À chaque fois que l’UFC vient à Paris, le MMA prend un niveau en plus en France. Il y a cette sensation à chaque rentrée qu’il y a de plus en plus de jeunes, que leur niveau est de plus en plus fort, qu’ils savent de plus en plus de quoi ils parlent. Le public est de plus en plus nombreux, et c’est un public averti qui comprend se qui se passe. Notre public français est très intéressé, il regarde beaucoup de contenu. C’est ce qui fait qu’on se retrouve avec des UFC où l’ambiance est incroyable. Le niveau français monte ; je trouve que les Français de l’UFC prennent beaucoup de victoires, et qu’il y a une grosse attente derrière nous. On pousse pour avancer, pour nous et pour les générations futures. On ouvre plus grande la porte comme les générations précédentes l’ont faite pour nous, sauf que la mienne est diffusée sur de très grandes audiences.
Il y a cette sensation à chaque rentrée qu'il y a de plus en plus de jeunes, que leur niveau est de plus en plus fort, qu'ils savent de plus en plus de quoi ils parlent
Morgan Charrière
Vous avez des contacts avec les autres combattants ?
Oui ! Ça dépend desquels, il y en a dont je suis plus proche et avec lesquels je communique souvent, d’autres moins. Mais globalement c’est cordial. Les Français qui combattent dans les plus grandes organisations mondiales se connaissent à peu près tous et échangent entre eux.
Est-ce que vous avez réussi à apaiser votre relation avec les réseaux sociaux ? Ils vous ont permis de réussir, mais auraient aussi pu vous tuer...
Apaiser c’est bien le mot. Je suis un peu moins présent. C’est toujours moi qui gère tout, parce que je trouve ça très important, mais je passe beaucoup moins de temps. Je produis du contenu, mais je ne vais plus en consommer. Je ne vais pas regarder ce qui se dit sur moi. Même les commentaires je ne vais plus les regarder, pour vivre ma vie tranquillement. Je mets ce que j’ai envie de mettre, je réponds un peu, mais je ne vais pas plus loin. La vie tranquille en dehors des réseaux me va beaucoup mieux.
Est-ce que vous commencez à vous faire une idée de votre niveau parmi les autres 66kgs, et jusqu’où vous pourriez aller ?
C’est difficile de répondre à cette question, parce que ça dépend vraiment des affiches. Il y a des adversaires que je peux croiser sur ma route, qui ne sont pas dans le top quinze mais qui sont extrêmement forts, et inversement d’autres qui seront plus faciles pour moi mais mieux classé.

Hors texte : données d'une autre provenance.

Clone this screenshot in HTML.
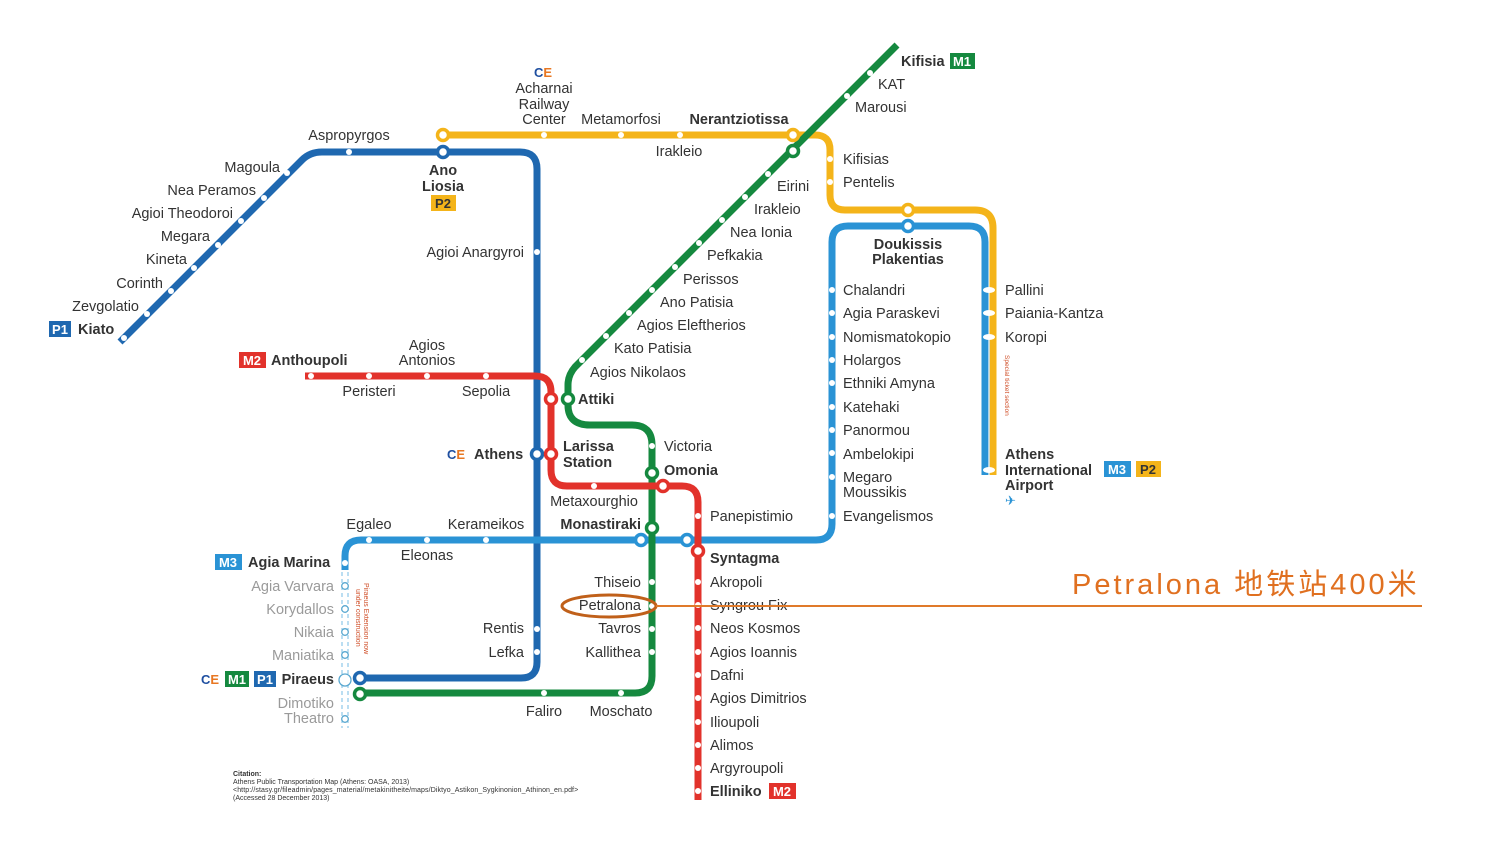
<!DOCTYPE html>
<html><head><meta charset="utf-8"><style>
html,body{margin:0;padding:0;background:#fff;}
svg{display:block;}
text{font-family:"Liberation Sans",Arial,sans-serif;font-size:14.5px;fill:#333;}
.b{font-weight:bold;}
.g{fill:#9a9a9a;}
.e{text-anchor:end;}
.m{text-anchor:middle;}
.bx{font-weight:bold;fill:#fff;font-size:13px;}
</style></head><body>
<svg width="1507" height="848" viewBox="0 0 1507 848" xmlns="http://www.w3.org/2000/svg">
<g fill="none" stroke-width="7" stroke-linejoin="round">
<path d="M443 135 H815 Q830 135 830 150 V195 Q830 210 845 210 H975 Q993 210 993 228 V475" stroke="#f4b41a"/>
<path d="M120 342 L302 160 Q310 152 322 152 H520 Q537 152 537 169 V662 Q537 678 521 678 H360" stroke="#1f68b0"/>
<path d="M345 570 V556 Q345 540 361 540 H816 Q832 540 832 524 V242 Q832 226 848 226 H969 Q985 226 985 242 V475" stroke="#2a93d5"/>
<path d="M897 45 L575 367 Q568 375 568 385 V405 Q568 425 590 425 H632 Q652 425 652 445 V676 Q652 693 635 693 H360" stroke="#15893f"/>
<path d="M305 376 H535 Q551 376 551 392 V470 Q551 486 567 486 H682 Q698 486 698 502 V800" stroke="#e2322b"/>
</g>
<line x1="989" y1="340" x2="989" y2="475" stroke="#cfe6f6" stroke-width="1.5"/>
<path d="M342 572 V728 M348 572 V728" stroke="#8ec8e8" stroke-width="1.2" stroke-dasharray="4 3" fill="none"/>
<g fill="#fff" stroke="#5aa8d0" stroke-width="1.3">
<circle cx="345" cy="586" r="3.3"/><circle cx="345" cy="609" r="3.3"/><circle cx="345" cy="632" r="3.3"/><circle cx="345" cy="655" r="3.3"/><circle cx="345" cy="719" r="3.3"/><circle cx="345" cy="680" r="6"/>
</g>
<g fill="#fff">
<circle cx="287" cy="173" r="3"/><circle cx="264" cy="198" r="3"/><circle cx="241" cy="221" r="3"/><circle cx="218" cy="245" r="3"/><circle cx="194" cy="268" r="3"/><circle cx="171" cy="291" r="3"/><circle cx="147" cy="314" r="3"/><circle cx="124" cy="338" r="3"/>
<circle cx="349" cy="152" r="3"/><circle cx="537" cy="252" r="3"/><circle cx="537" cy="629" r="3"/><circle cx="537" cy="652" r="3"/>
<circle cx="544" cy="135" r="3"/><circle cx="621" cy="135" r="3"/><circle cx="680" cy="135" r="3"/>
<circle cx="830" cy="159" r="3"/><circle cx="830" cy="182" r="3"/>
<circle cx="870" cy="73" r="3"/><circle cx="847" cy="96" r="3"/>
<circle cx="768" cy="174" r="3"/><circle cx="745" cy="197" r="3"/><circle cx="722" cy="220" r="3"/><circle cx="699" cy="243" r="3"/><circle cx="675" cy="267" r="3"/><circle cx="652" cy="290" r="3"/><circle cx="629" cy="313" r="3"/><circle cx="606" cy="336" r="3"/><circle cx="582" cy="360" r="3"/>
<circle cx="652" cy="446" r="3"/><circle cx="652" cy="582" r="3"/><circle cx="652" cy="606" r="3"/><circle cx="652" cy="629" r="3"/><circle cx="652" cy="652" r="3"/>
<circle cx="621" cy="693" r="3"/><circle cx="544" cy="693" r="3"/>
<circle cx="311" cy="376" r="3"/><circle cx="369" cy="376" r="3"/><circle cx="427" cy="376" r="3"/><circle cx="486" cy="376" r="3"/>
<circle cx="594" cy="486" r="3"/>
<circle cx="698" cy="516" r="3"/><circle cx="698" cy="582" r="3"/><circle cx="698" cy="605" r="3"/><circle cx="698" cy="628" r="3"/><circle cx="698" cy="652" r="3"/><circle cx="698" cy="675" r="3"/><circle cx="698" cy="698" r="3"/><circle cx="698" cy="722" r="3"/><circle cx="698" cy="745" r="3"/><circle cx="698" cy="768" r="3"/><circle cx="698" cy="791" r="3"/>
<circle cx="345" cy="563" r="3"/><circle cx="369" cy="540" r="3"/><circle cx="427" cy="540" r="3"/><circle cx="486" cy="540" r="3"/>
<circle cx="832" cy="290" r="3"/><circle cx="832" cy="313" r="3"/><circle cx="832" cy="337" r="3"/><circle cx="832" cy="360" r="3"/><circle cx="832" cy="383" r="3"/><circle cx="832" cy="407" r="3"/><circle cx="832" cy="430" r="3"/><circle cx="832" cy="453" r="3"/><circle cx="832" cy="477" r="3"/><circle cx="832" cy="516" r="3"/>
<ellipse cx="989" cy="290" rx="6" ry="3"/><ellipse cx="989" cy="313" rx="6" ry="3"/><ellipse cx="989" cy="337" rx="6" ry="3"/><ellipse cx="989" cy="470" rx="6" ry="3"/>
</g>
<g fill="#fff" stroke-width="3.5">
<circle cx="443" cy="135" r="5.5" stroke="#f4b41a"/><circle cx="443" cy="152" r="5.5" stroke="#1f68b0"/>
<circle cx="793" cy="135" r="5.5" stroke="#f4b41a"/><circle cx="793" cy="151" r="5.5" stroke="#15893f"/>
<circle cx="908" cy="210" r="5.5" stroke="#f4b41a"/><circle cx="908" cy="226" r="5.5" stroke="#2a93d5"/>
<circle cx="551" cy="399" r="5.5" stroke="#e2322b"/><circle cx="568" cy="399" r="5.5" stroke="#15893f"/>
<circle cx="537" cy="454" r="5.5" stroke="#1f68b0"/><circle cx="551" cy="454" r="5.5" stroke="#e2322b"/>
<circle cx="652" cy="473" r="5.5" stroke="#15893f"/><circle cx="663" cy="486" r="5.5" stroke="#e2322b"/>
<circle cx="652" cy="528" r="5.5" stroke="#15893f"/><circle cx="641" cy="540" r="5.5" stroke="#2a93d5"/>
<circle cx="687" cy="540" r="5.5" stroke="#2a93d5"/><circle cx="698" cy="551" r="5.5" stroke="#e2322b"/>
<circle cx="360" cy="678" r="5.5" stroke="#1f68b0"/><circle cx="360" cy="694" r="5.5" stroke="#15893f"/>
</g>
<text x="280" y="172" class="e">Magoula</text>
<text x="256" y="195" class="e">Nea Peramos</text>
<text x="233" y="218" class="e">Agioi Theodoroi</text>
<text x="210" y="241" class="e">Megara</text>
<text x="187" y="264" class="e">Kineta</text>
<text x="163" y="288" class="e">Corinth</text>
<text x="139" y="311" class="e">Zevgolatio</text>
<rect x="49" y="321" width="22" height="16" fill="#1f68b0"/><text x="60" y="334" class="bx m">P1</text>
<text x="78" y="334" class="b">Kiato</text>
<text x="349" y="140" class="m">Aspropyrgos</text>
<text x="443" y="175" class="b m">Ano</text><text x="443" y="191" class="b m">Liosia</text>
<rect x="431" y="195" width="25" height="16" fill="#f4b41a"/><text x="443" y="208" class="b m" style="font-size:13px">P2</text>
<text x="524" y="257" class="e">Agioi Anargyroi</text>
<text x="544" y="93" class="m">Acharnai</text><text x="544" y="109" class="m">Railway</text><text x="544" y="124" class="m">Center</text>
<text x="621" y="124" class="m">Metamorfosi</text>
<text x="679" y="156" class="m">Irakleio</text>
<text x="739" y="124" class="b m">Nerantziotissa</text>
<rect x="950" y="53" width="25" height="16" fill="#15893f"/><text x="962" y="66" class="bx m">M1</text>
<text x="901" y="66" class="b">Kifisia</text>
<text x="878" y="89">KAT</text>
<text x="855" y="112">Marousi</text>
<text x="843" y="164">Kifisias</text>
<text x="843" y="187">Pentelis</text>
<text x="777" y="191">Eirini</text>
<text x="754" y="214">Irakleio</text>
<text x="730" y="237">Nea Ionia</text>
<text x="707" y="260">Pefkakia</text>
<text x="683" y="284">Perissos</text>
<text x="660" y="307">Ano Patisia</text>
<text x="637" y="330">Agios Eleftherios</text>
<text x="614" y="353">Kato Patisia</text>
<text x="590" y="377">Agios Nikolaos</text>
<text x="578" y="404" class="b">Attiki</text>
<rect x="239" y="352" width="27" height="16" fill="#e2322b"/><text x="252" y="365" class="bx m">M2</text>
<text x="271" y="365" class="b">Anthoupoli</text>
<text x="427" y="350" class="m">Agios</text><text x="427" y="365" class="m">Antonios</text>
<text x="369" y="396" class="m">Peristeri</text>
<text x="486" y="396" class="m">Sepolia</text>
<text x="563" y="451" class="b">Larissa</text><text x="563" y="467" class="b">Station</text>
<text x="474" y="459" class="b">Athens</text>
<text x="664" y="451">Victoria</text>
<text x="664" y="475" class="b">Omonia</text>
<text x="594" y="506" class="m">Metaxourghio</text>
<text x="641" y="529" class="b e">Monastiraki</text>
<text x="369" y="529" class="m">Egaleo</text>
<text x="486" y="529" class="m">Kerameikos</text>
<text x="427" y="560" class="m">Eleonas</text>
<text x="710" y="521">Panepistimio</text>
<text x="710" y="563" class="b">Syntagma</text>
<text x="710" y="587">Akropoli</text>
<text x="710" y="610">Syngrou Fix</text>
<text x="710" y="633">Neos Kosmos</text>
<text x="710" y="657">Agios Ioannis</text>
<text x="710" y="680">Dafni</text>
<text x="710" y="703">Agios Dimitrios</text>
<text x="710" y="727">Ilioupoli</text>
<text x="710" y="750">Alimos</text>
<text x="710" y="773">Argyroupoli</text>
<text x="710" y="796" class="b">Elliniko</text>
<rect x="769" y="783" width="27" height="16" fill="#e2322b"/><text x="782" y="796" class="bx m">M2</text>
<text x="641" y="587" class="e">Thiseio</text>
<text x="641" y="610" class="e">Petralona</text>
<text x="641" y="633" class="e">Tavros</text>
<text x="641" y="657" class="e">Kallithea</text>
<text x="524" y="633" class="e">Rentis</text>
<text x="524" y="657" class="e">Lefka</text>
<text x="544" y="716" class="m">Faliro</text>
<text x="621" y="716" class="m">Moschato</text>
<rect x="215" y="554" width="27" height="16" fill="#2a93d5"/><text x="228" y="567" class="bx m">M3</text>
<text x="248" y="567" class="b">Agia Marina</text>
<text x="334" y="591" class="e g">Agia Varvara</text>
<text x="334" y="614" class="e g">Korydallos</text>
<text x="334" y="637" class="e g">Nikaia</text>
<text x="334" y="660" class="e g">Maniatika</text>
<text x="334" y="684" class="e b">Piraeus</text>
<rect x="225" y="671" width="24" height="16" fill="#15893f"/><text x="237" y="684" class="bx m">M1</text>
<rect x="254" y="671" width="22" height="16" fill="#1f68b0"/><text x="265" y="684" class="bx m">P1</text>
<text x="334" y="708" class="e g">Dimotiko</text><text x="334" y="723" class="e g">Theatro</text>
<text transform="translate(364,583) rotate(90)" style="font-size:7px;fill:#d0502a">Piraeus Extension now</text>
<text transform="translate(356,589) rotate(90)" style="font-size:7px;fill:#d0502a">under construction</text>
<text x="908" y="249" class="b m">Doukissis</text><text x="908" y="264" class="b m">Plakentias</text>
<text x="843" y="295">Chalandri</text>
<text x="843" y="318">Agia Paraskevi</text>
<text x="843" y="342">Nomismatokopio</text>
<text x="843" y="365">Holargos</text>
<text x="843" y="388">Ethniki Amyna</text>
<text x="843" y="412">Katehaki</text>
<text x="843" y="435">Panormou</text>
<text x="843" y="459">Ambelokipi</text>
<text x="843" y="482">Megaro</text><text x="843" y="497">Moussikis</text>
<text x="843" y="521">Evangelismos</text>
<text x="1005" y="295">Pallini</text>
<text x="1005" y="318">Paiania-Kantza</text>
<text x="1005" y="342">Koropi</text>
<text transform="translate(1005,355) rotate(90)" style="font-size:6.5px;fill:#d0502a">Special ticket section</text>
<text x="1005" y="459" class="b">Athens</text>
<text x="1005" y="475" class="b">International</text>
<text x="1005" y="490" class="b">Airport</text>
<rect x="1104" y="461" width="27" height="16" fill="#2a93d5"/><text x="1117" y="474" class="bx m">M3</text>
<rect x="1136" y="461" width="25" height="16" fill="#f4b41a"/><text x="1148" y="474" class="b m" style="font-size:13px">P2</text>
<text x="1005" y="505" style="fill:#2a93d5;font-size:13px">✈</text>
<text x="534" y="77" style="fill:#1f4fa0;font-weight:bold;font-size:13px">C<tspan style="fill:#e87722">E</tspan></text>
<text x="447" y="459" style="fill:#1f4fa0;font-weight:bold;font-size:13px">C<tspan style="fill:#e87722">E</tspan></text>
<text x="201" y="684" style="fill:#1f4fa0;font-weight:bold;font-size:13px">C<tspan style="fill:#e87722">E</tspan></text>
<g>
<text x="233" y="776" class="b" style="font-size:7px">Citation:</text>
<text x="233" y="784" style="font-size:7px">Athens Public Transportation Map (Athens: OASA, 2013)</text>
<text x="233" y="792" style="font-size:7px;letter-spacing:0.1px">&lt;http://stasy.gr/fileadmin/pages_material/metakinitheite/maps/Diktyo_Astikon_Sygkinonion_Athinon_en.pdf&gt;</text>
<text x="233" y="800" style="font-size:7px">(Accessed 28 December 2013)</text>
</g>
<ellipse cx="609" cy="606" rx="47" ry="11" fill="none" stroke="#c0601a" stroke-width="3"/>
<line x1="656" y1="606" x2="1422" y2="606" stroke="#e07a2a" stroke-width="2"/>
<text x="1072" y="594" style="font-family:'Liberation Sans','Noto Sans CJK SC',sans-serif;font-size:29px;fill:#e07020;letter-spacing:3px">Petralona 地铁站400米</text>
</svg>
</body></html>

Ça dépend beaucoup du style.
Je pense que je suis compliqué à aborder et qu’il faut venir bien affûté et avec un bon plan de jeu pour me battre, sinon ça va être une très longue soirée pour mon adversaire. Ou très courte. (Rires). Je fais partie des combattants de la catégorie pénibles à affronter ; tant que je ne suis pas classé il n’y a pas beaucoup de gains à m’affronter mais beaucoup de risques. Personne n’a réussi à me finir. Je suis dur, on verra où ça va me mener. Je fais attention à y aller combat par combat, et ne pas me voir trop haut trop vite au risque de me décevoir.
Comme n'importe quel combattant, j'ai droit à une construction de carrière
Morgan Charrière
Est-ce difficile de vous trouver des adversaires ?
Oui, très. Au vu de mon style et des combats que j’ai eus avant, on veut me tester et me mettre contre des gars qui sont extrêmement forts. Mais comme n’importe quel combattant, j’ai droit à une construction de carrière. Or, dès qu’on veut construire et prendre des adversaires qui sont stylistiquement bons pour moi, et où l’adversité est bien dosée, les adversaires refusent, se blessent, ne viennent pas, changent d’avis. Je suis déjà à deux annulations à l’UFC... C’est quelque chose qui arrive beaucoup avec mon profil, et ça peut rendre tout ça un peu plus difficile pour mon manager.
Mais quand même, j’ai l’impression que ce qu’on me donne à l’UFC est équilibré. Ils ne m’envoient pas à la guerre pour m’user, et me font monter étape par étape. Je crois qu’il y a un plan derrière moi. À moi de passer les étapes. Je ne suis pas pressé, je suis encore jeune. D’ici deux ans, je commencerai à avoir des combats vraiment très intéressants : d’ici là je veux être bien installé, avoir pris mon temps, que mon nom commence à être connu. Le but c’est de faire une vraie carrière à l’UFC, pas une étoile filante. De dire «je suis le meilleur», avoir tout de suite de gros noms, des décisions qui passent à pas grand-chose, que je me blesse... Je veux construire.
Qui sera dans votre coin samedi ?
Johnny (Frachey, NDLR) mon «head coach», Karim mon professeur de pieds-poings, et Rémi mon préparateur physique.